**REQUIRED WORK**. Your output is the lines from the first one to the one containing "const idealZ = [6.3, 63, 630, 6300, 63000];", repeated exactly, with images left out.

**GIVEN MATERIAL**.

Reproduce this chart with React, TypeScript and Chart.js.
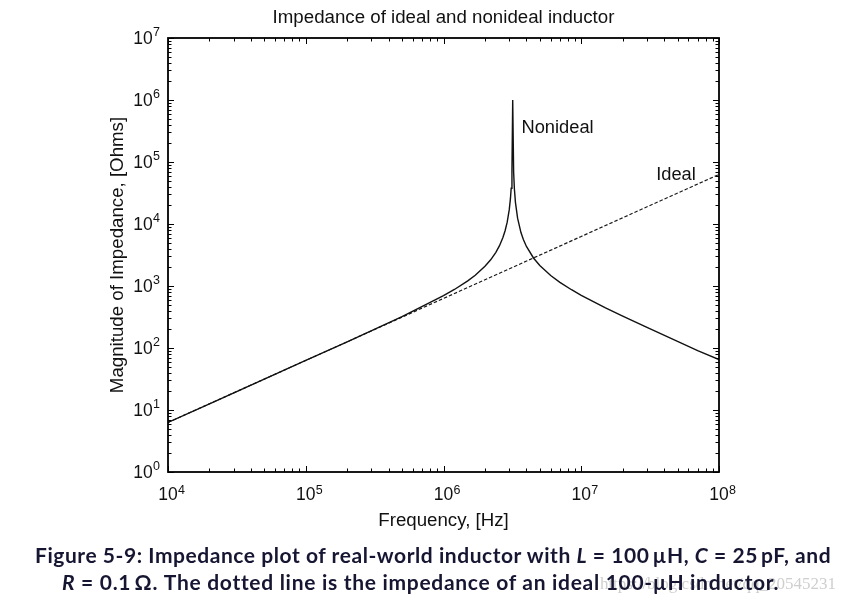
import React, { useEffect, useRef } from "react";
import { Chart, registerables } from "chart.js";

Chart.register(...registerables);

// ---- data ----
const idealFreq = [1e4, 1e5, 1e6, 1e7, 1e8];
const idealZ = [6.3, 63, 630, 6300, 63000];

const nonidealFreq = [
  1e4, 2e4, 5e4, 1e5, 2e5, 5e5, 1e6, 1.2e6, 1.5e6, 1.7e6, 2e6, 2.2e6, 2.4e6, 2.55e6,
  2.7e6, 2.8e6, 2.9e6, 3.0e6, 3.06e6, 3.1e6, 3.14e6, 3.18e6, 3.23e6, 3.27e6, 3.33e6,
  3.45e6, 3.65e6, 3.8e6, 4e6, 4.5e6, 5e6, 6e6, 7e6, 8.5e6, 1e7, 1.5e7, 2e7, 3e7,
  5e7, 7e7, 1e8,
];
const nonidealZ = [
  6.3, 12.6, 31.5, 63, 126, 322, 697, 879, 1211, 1494, 2076, 2647, 3495, 4473,
  6047, 7778, 10720, 16880, 25370, 37820, 73500, 1000000, 68200, 37080, 22140,
  12400, 7280, 5614, 4340, 2831, 2142, 1476, 1147, 871, 708, 444, 327, 215,
  128, 91, 65,
];

const xDecades = [4, 5, 6, 7, 8];
const yDecades = [0, 1, 2, 3, 4, 5, 6, 7];
const minorSteps = [2, 3, 4, 5, 6, 7, 8, 9];

const titleText = "Impedance of ideal and nonideal inductor";
const xTitleText = "Frequency, [Hz]";
const yTitleText = "Magnitude of Impedance, [Ohms]";
const curveLabels = ["Nonideal", "Ideal"];
const curveLabelX = [3.68e6, 3.5e7];
const curveLabelY = [2.9e5, 5.1e4];

const captionLine1 = ["Figure 5-9: Impedance plot of real-world inductor with ", "L", " = 100\u2009\u00b5H, ", "C", " = 25\u2009pF, and"];
const captionLine2 = ["R", " = 0.1\u2009\u03a9. The dotted line is the impedance of an ideal 100-\u00b5H inductor."];
const watermark = "https://blog.csdn.net/qq_20545231";

const FONT = "'Liberation Sans', Arial, Helvetica, sans-serif";

const decorPlugin = {
  id: "decor",
  afterDraw(chart: any) {
    const ctx: CanvasRenderingContext2D = chart.ctx;
    const { left, right, top, bottom } = chart.chartArea;
    const xs = chart.scales.x;
    const ys = chart.scales.y;
    ctx.save();
    ctx.strokeStyle = "#000";
    ctx.fillStyle = "#111";

    // tick marks (inward, all four sides)
    ctx.lineWidth = 1;
    ctx.beginPath();
    const majorLen = 6;
    const minorLen = 3.5;
    xDecades.forEach((d, i) => {
      const vals = [{ v: Math.pow(10, d), len: majorLen }];
      if (i < xDecades.length - 1)
        minorSteps.forEach((m) => vals.push({ v: m * Math.pow(10, d), len: minorLen }));
      vals.forEach(({ v, len }) => {
        const px = Math.round(xs.getPixelForValue(v)) + 0.5;
        ctx.moveTo(px, bottom);
        ctx.lineTo(px, bottom - len);
        ctx.moveTo(px, top);
        ctx.lineTo(px, top + len);
      });
    });
    yDecades.forEach((d, i) => {
      const vals = [{ v: Math.pow(10, d), len: majorLen }];
      if (i < yDecades.length - 1)
        minorSteps.forEach((m) => vals.push({ v: m * Math.pow(10, d), len: minorLen }));
      vals.forEach(({ v, len }) => {
        const py = Math.round(ys.getPixelForValue(v)) + 0.5;
        ctx.moveTo(left, py);
        ctx.lineTo(left + len, py);
        ctx.moveTo(right, py);
        ctx.lineTo(right - len, py);
      });
    });
    ctx.stroke();

    // frame
    ctx.lineWidth = 1.8;
    ctx.strokeRect(left, top, right - left, bottom - top);

    // tick labels
    ctx.textBaseline = "alphabetic";
    const baseFont = `17.5px ${FONT}`;
    const expFont = `12.5px ${FONT}`;
    xDecades.forEach((d) => {
      const px = xs.getPixelForValue(Math.pow(10, d));
      ctx.font = baseFont;
      const w = ctx.measureText("10").width;
      ctx.textAlign = "left";
      ctx.fillText("10", px - w / 2, 500);
      ctx.font = expFont;
      ctx.fillText(String(d), px + w / 2 + 0.3, 494);
    });
    yDecades.forEach((d) => {
      const py = ys.getPixelForValue(Math.pow(10, d));
      ctx.font = expFont;
      const we = ctx.measureText(String(d)).width;
      ctx.textAlign = "left";
      ctx.fillText(String(d), 160 - we, py - 2);
      ctx.font = baseFont;
      ctx.textAlign = "right";
      ctx.fillText("10", 160 - we - 0.3, py + 5.5);
    });

    // titles
    ctx.font = `18.7px ${FONT}`;
    ctx.textAlign = "center";
    const cx = (left + right) / 2;
    ctx.fillText(titleText, cx, 23);
    ctx.fillText(xTitleText, cx, 526);
    ctx.save();
    ctx.translate(123, (top + bottom) / 2);
    ctx.rotate(-Math.PI / 2);
    ctx.fillText(yTitleText, 0, 0);
    ctx.restore();

    // curve labels
    ctx.font = `18.3px ${FONT}`;
    ctx.textAlign = "left";
    curveLabels.forEach((t, i) => {
      ctx.fillText(t, xs.getPixelForValue(curveLabelX[i]), ys.getPixelForValue(curveLabelY[i]));
    });
    ctx.restore();
  },
};

export default function App() {
  const ref = useRef<HTMLCanvasElement | null>(null);

  useEffect(() => {
    document.body.style.margin = "0";
    const canvas = ref.current;
    if (!canvas) return;
    const chart = new Chart(canvas, {
      type: "line",
      data: {
        datasets: [
          {
            label: "Nonideal",
            data: nonidealFreq.map((f, i) => ({ x: f, y: nonidealZ[i] })),
            borderColor: "#111",
            borderWidth: 1.4,
            pointRadius: 0,
            tension: 0,
            fill: false,
          },
          {
            label: "Ideal",
            data: idealFreq.map((f, i) => ({ x: f, y: idealZ[i] })),
            borderColor: "#1a1a1a",
            borderWidth: 1.2,
            borderDash: [3.5, 2],
            pointRadius: 0,
            tension: 0,
            fill: false,
          },
        ],
      },
      options: {
        responsive: false,
        animation: false,
        layout: { padding: { top: 38, right: 125, left: 0, bottom: 0 } },
        plugins: {
          legend: { display: false },
          title: { display: false },
          tooltip: { enabled: false },
        },
        scales: {
          x: {
            type: "logarithmic",
            min: 1e4,
            max: 1e8,
            ticks: { display: false },
            grid: { display: false },
            border: { display: false },
            afterFit: (s: any) => {
              s.height = 136;
            },
          },
          y: {
            type: "logarithmic",
            min: 1,
            max: 1e7,
            ticks: { display: false },
            grid: { display: false },
            border: { display: false },
            afterFit: (s: any) => {
              s.width = 168;
            },
          },
        },
      },
      plugins: [decorPlugin],
    });
    return () => chart.destroy();
  }, []);

  const capStyle: React.CSSProperties = {
    position: "absolute",
    whiteSpace: "nowrap",
    fontFamily: "Lato, 'Open Sans', sans-serif",
    fontWeight: 700,
    fontSize: "21px",
    letterSpacing: "0.55px",
    color: "#161633",
    lineHeight: "26px",
  };

  return (
    <div style={{ position: "relative", width: 844, height: 608, background: "#fff", overflow: "hidden" }}>
      <canvas ref={ref} width={844} height={608} style={{ position: "absolute", left: 0, top: 0 }} />
      <div
        style={{
          position: "absolute",
          right: 8,
          top: 574,
          fontFamily: "'Liberation Serif', 'DejaVu Serif', serif",
          fontSize: "17px",
          color: "#cfcfcf",
          whiteSpace: "nowrap",
        }}
      >
        {watermark}
      </div>
      <div style={{ ...capStyle, left: 35, top: 542 }}>
        {captionLine1.map((t, i) => (i % 2 === 1 ? <i key={i}>{t}</i> : <span key={i}>{t}</span>))}
      </div>
      <div style={{ ...capStyle, left: 62, top: 569, letterSpacing: "0.7px" }}>
        {captionLine2.map((t, i) => (i % 2 === 0 ? <i key={i}>{t}</i> : <span key={i}>{t}</span>))}
      </div>
    </div>
  );
}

**RESPONSE TO THE TASK**.
Reproduce this chart with React, TypeScript and Chart.js.
import React, { useEffect, useRef } from "react";
import { Chart, registerables } from "chart.js";

Chart.register(...registerables);

// ---- data ----
const idealFreq = [1e4, 1e5, 1e6, 1e7, 1e8];
const idealZ = [6.3, 63, 630, 6300, 63000];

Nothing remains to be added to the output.